The "proper" Polish name for stuffed cabbage is golabki, and is made with boiled cabbage leaves wrapped around minced meat (usually pork, though sometimes beef) and served with a thin tomato sauce. It is wholly untrendy, unglamorous, and mighty satisfying. Hearty, flavorful, and filling, and also chock-full of childhood memories.

And last, the Polish fresh sausage, which--along with the stuffed cabbage, sauerkraut, and pierogis--is all homemade. There is a distinct difference between pre-packaged over-processed sausage that spends months of its life in freezers and sausage that is ground and cased fresh. The casing has more of a crunch, the meat is much more tender and doesn't always keep its rigid form, and each bite tastes slightly different depending on the spices concentrated in it. This sausage had bursts of peppercorn and different spices, and was so tender it almost fell apart once cut into.
There was also the kraut but I can't tell you anything about that because I don't eat kraut. Blecky.


I think I cleared my plate save for one lone potato noodle (and that's a whole lot of potato for one meal), but I wasn't quite done shoveling food into my face yet.

I binge eat; don't judge me.

So I ordered up a lingonberry crepe for dessert. Simple yet divine. Spare the butter, spoil the eater; that's what I say. Fried up and covered in chocolate sauce and whipped cream, it was the perfect end to my 2,000 calorie meal.

The best part is: all this shameless gorging cost under $11.00. There isn't an item on the menu priced over $10.00, and that includes their generous entress. They also have daily specials, such as Tuesdays and Thursdays when you can get half a boiled chicken for $6.95. It's nice to see that the prices are as nostalgic as the decor at Polonia.

The menu is filled with other Polish and local favorites, like Goulash and City Chicken...which is apparently something of a regional rarity, which I did not know before. Thanks Mr. Bourdain! You can also pair your traditional Polish dishes with bonafide Polish beer--Zywiec, Okocim, Warka. None of it is that great, but if you're a Heineken drinker--and by that I mean, if you like Bud Light--then you'll like it just dandy. You can also sample some Polish vodkas, like Luksusowa and...Belvedere. Hm.

Polonia Restaurant has been operating in some capacity since 1927, and is truly a relic--or rather, treasure--of a former era. The murals of the Old Country, the antique plates on display lining the walls, chicken needlepoint, and all polka, all the time. (I did hear the "Pennsylvania Polka," which fans of Groundhog Day would appreciate.) Even the 20-something waitress was Polish. Not that that's terribly noteworthy but it adds to the novelty of the place.

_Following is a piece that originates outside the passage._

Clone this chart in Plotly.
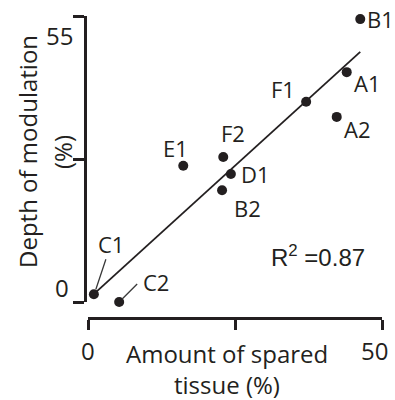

But the bottom line is this: the food is good. Really effing good. And cheap. Really effing cheap. And much like pretty much everywhere else in Poletown, the vibe is comfortable, friendly, and welcoming, and even though you don't know everyone in the room it kind of feels like you might since its got that Old World neighborly thing going on. For the culture tourists out there, this is a great place to experience authentic Polish cuisine in an atmosphere that looks like it might have been plucked straight from the Motherland before Nazi occupation. For foodies looking for the place that has the best such and such, I guarantee you'll find such and such something here. For those who simply enjoy a good meal at a good price, this Okocim's for you. Na zdrowie!